The victim, 53-year-old teacher Betty Jean Roberson, was shot on June 9, 1992, in the parking lot of Webber Middle School, now the Sampson-Webber Leadership Academy. Prosecutors say Anthony Harris pulled the trigger, while Mary Jean Williams arranged the hit and put down a $350 deposit toward a $1,000 fee. Those details were laid out at the commutation hearing, as reported by The Detroit News.
On Thursday, the Michigan Parole Board held a public clemency hearing via Microsoft Teams to consider commuting Starks' sentence, according to a release from the Michigan Department of Corrections. The release notes that Starks is serving two life terms for first-degree murder and conspiracy, and that the panel will review testimony from the hearing along with the case file before deciding whether to recommend any mercy to the governor.
Supporters lined up on Starks' side.
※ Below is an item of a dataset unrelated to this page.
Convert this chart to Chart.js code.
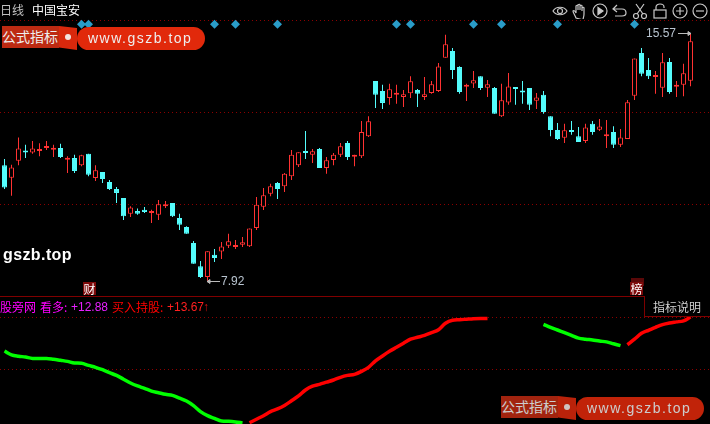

Fifteen people testified in her favor at the virtual hearing, a 2016 letter from a former student was read into the record, and Darryl Woods pledged to assist Starks if she is released. Starks told the board she is not claiming innocence, but argued she has been both punished and rehabilitated, adding that at the time of the plot she believed Harris was only going to scare Roberson, according to The Detroit News.
How the Clemency Process Works
Under Michigan law, the Parole Board's word is not final. The full board will review the hearing transcript and then decide whether to send a recommendation to Gov. Gretchen Whitmer, who alone has the authority to commute a sentence or issue a pardon. The department's announcement spells out the rules for public hearings and how the panel weighs the record, but any ultimate decision rests with the governor, per the state release.
No date has been set for a final call on Starks' fate. For now, the case that has shadowed the West Side school community for more than thirty years moves from the public hearing room into the behind-the-scenes review by the full board, and then on to the governor's office for a final decision.